Back in Britain, my relentless work schedule continued apace in November as CBS released
Rock On
and a second single off the album, ‘Lamplight’. For whatever reason, Jeff and I were still looking to push back the sonic boundaries, and on ‘Lamplight’ we booked a blacksmith from Leyton to come in and play his
anvil.
Like the farting didgeridoo, it didn’t work out, and I ended up bashing out the part on a fire extinguisher.
My newfound fame led to me picking up a couple of awards, and it really was a case of from the sublime to the ridiculous. The Royal Variety Club named me Most Promising Newcomer, which I gratefully accepted with a speech at their ceremony. I was less bothered about being named Rear of the Year a few days later. I didn’t even turn up to collect that one. Maybe I was being arsey.
It was flattering to be asked to play Pete Townshend’s part in a live concert version of
Tommy
, Pete’s new rock opera for the Who. It was also a good chance to catch up with my old mucker Keith Moon. My main memory of our sole performance, at the Rainbow Theatre in Finsbury Park, north London, was that the theatre was so cold that the string section were wearing gloves.
That year, 1973, had been a whirlwind for me. As the year ended, the
Rock On
album was in the Top Ten, as was the ‘Lamplight’ single;
That’ll Be the Day
was still hanging around the album chart; and across the Atlantic, ‘Rock On’ was climbing the Billboard 100. Maureen, Verity and I bunkered down for a desperately needed quiet family Christmas in Essex.

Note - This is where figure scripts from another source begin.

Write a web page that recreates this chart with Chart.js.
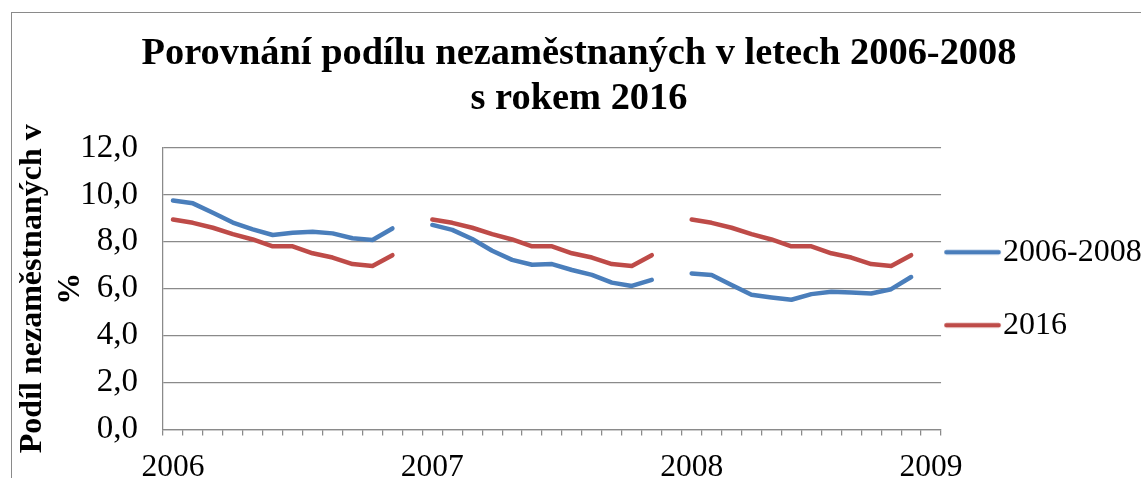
<!DOCTYPE html>
<html>
<head>
<meta charset="utf-8">
<script src="https://cdn.jsdelivr.net/npm/chart.js@4.4.1/dist/chart.umd.min.js"></script>
<style>
html, body { margin: 0; padding: 0; background: #ffffff; overflow: hidden; }
#frame { position: absolute; left: 11px; top: 12px; width: 1300px; height: 600px;
         border-left: 1px solid #8a8a8a; border-top: 1px solid #8a8a8a; }
#wrap { position: absolute; left: 0; top: 0; width: 1141px; height: 478px; }
</style>
</head>
<body>
<div id="frame"></div>
<div id="wrap"><canvas id="c" width="1141" height="478"></canvas></div>
<script>
// ---- data ----
const categories = [
  '2006', '', '', '', '', '', '', '', '', '', '', '', '',
  '2007', '', '', '', '', '', '', '', '', '', '', '', '',
  '2008', '', '', '', '', '', '', '', '', '', '', '',
  '2009'
];
const seriesNames = ['2006-2008', '2016'];
const rate2006 = [9.76, 9.64, 9.24, 8.82, 8.53, 8.29, 8.39, 8.43, 8.36, 8.15, 8.08, 8.57];
const rate2007 = [8.72, 8.51, 8.12, 7.62, 7.23, 7.02, 7.05, 6.80, 6.59, 6.26, 6.12, 6.38];
const rate2008 = [6.65, 6.59, 6.16, 5.74, 5.63, 5.53, 5.77, 5.87, 5.84, 5.80, 5.98, 6.50];
const rate2016 = [8.95, 8.81, 8.60, 8.33, 8.10, 7.81, 7.81, 7.51, 7.33, 7.05, 6.97, 7.43];
const yTickLabels = ['0,0', '2,0', '4,0', '6,0', '8,0', '10,0', '12,0'];
const titleLines = ['Porovnání podílu nezaměstnaných v letech 2006-2008', 's rokem 2016'];
const yTitleLines = ['Podíl nezaměstnaných v', '%'];

// one empty slot separates the years
const blueSeries = [...rate2006, null, ...rate2007, null, ...rate2008, null];
const redSeries  = [...rate2016, null, ...rate2016, null, ...rate2016, null];

const BLUE = '#4A7EBB';
const RED = '#BE4B48';
const GRID = '#8a8a8a';
const SERIF = "'Liberation Serif', 'Times New Roman', serif";

// legend line sample (drawn on the left part of a small canvas)
function lineSample(color) {
  const cv = document.createElement('canvas');
  cv.width = 81; cv.height = 8;
  const g = cv.getContext('2d');
  g.strokeStyle = color;
  g.lineWidth = 4.5;
  g.lineCap = 'round';
  g.beginPath();
  g.moveTo(2.4, 4);
  g.lineTo(54.6, 4);
  g.stroke();
  return cv;
}

new Chart(document.getElementById('c'), {
  type: 'line',
  data: {
    labels: categories,
    datasets: [
      { label: seriesNames[0], data: blueSeries, borderColor: BLUE, backgroundColor: BLUE,
        borderWidth: 4.5, pointRadius: 0, tension: 0, spanGaps: false,
        borderCapStyle: 'round', borderJoinStyle: 'round' },
      { label: seriesNames[1], data: redSeries, borderColor: RED, backgroundColor: RED,
        borderWidth: 4.5, pointRadius: 0, tension: 0, spanGaps: false,
        borderCapStyle: 'round', borderJoinStyle: 'round' }
    ]
  },
  options: {
    responsive: false,
    animation: false,
    events: [],
    layout: { padding: { left: 6.3, right: -10.7, top: 0, bottom: 0 } },
    plugins: {
      tooltip: { enabled: false },
      title: {
        display: true,
        text: titleLines,
        color: '#000',
        font: { family: SERIF, size: 38.4, weight: 'bold', lineHeight: 1.165 },
        padding: { top: 31.5, bottom: 27 }
      },
      legend: {
        position: 'right',
        align: 'center',
        fullSize: false,
        labels: {
          color: '#000',
          font: { family: SERIF, size: 32 },
          usePointStyle: true,
          pointStyleWidth: 5,
          padding: 41,
          generateLabels(chart) {
            const items = Chart.defaults.plugins.legend.labels.generateLabels(chart);
            items.forEach(it => { it.pointStyle = lineSample(it.strokeStyle); });
            return items;
          }
        }
      }
    },
    scales: {
      x: {
        type: 'category',
        offset: true,
        grid: { display: true, offset: true, drawOnChartArea: false, drawTicks: true,
                tickLength: 6, color: GRID, lineWidth: 1.25 },
        border: { display: true, color: GRID, width: 1.25 },
        ticks: { autoSkip: false, maxRotation: 0, minRotation: 0, padding: 13,
                 color: '#000', font: { family: SERIF, size: 31.5 } },
        afterFit(s) { s.height = 48.5; }
      },
      y: {
        min: 0, max: 12,
        grid: { drawTicks: false, color: GRID, lineWidth: 1.25 },
        border: { display: true, color: GRID, width: 1.25 },
        ticks: { stepSize: 2, padding: 25, color: '#000',
                 font: { family: SERIF, size: 33 },
                 callback: (v, i) => yTickLabels[i] },
        title: { display: true, text: yTitleLines, color: '#000',
                 font: { family: SERIF, size: 32, weight: 'bold', lineHeight: 1.2 },
                 padding: { top: 7, bottom: 0 } },
        afterFit(s) { s.width = 156.7; }
      }
    }
  }
});
</script>
</body>
</html>
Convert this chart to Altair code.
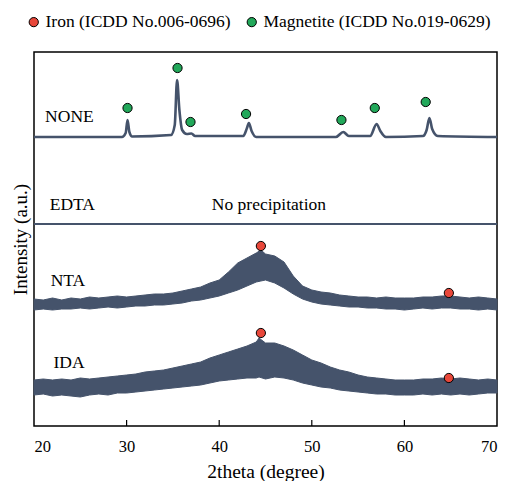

It was just as well we did – because the next year was going to be even more mental.
THE SUCCESS OF
That’ll Be the Day
meant that David Puttnam had inevitably exercised the option in my contract obliging me also to appear in its sequel.
Stardust
– which originally had the working title of
Sooner or Later
– continued the story of Jim MacLaine but for me it was a far more emotionally punishing experience than its predecessor.
That’ll Be the Day
had ended with Jim walking out on his wife and child, buying a guitar and setting off on a mission to find musical fame and fortune.
Stardust
bore the tagline ‘Show Me a Boy Who Never Wanted to Be a Rock Star and I’ll Show You a Liar’, but this could just as easily have read ‘Be Careful What You Wish For – It Might Come True’.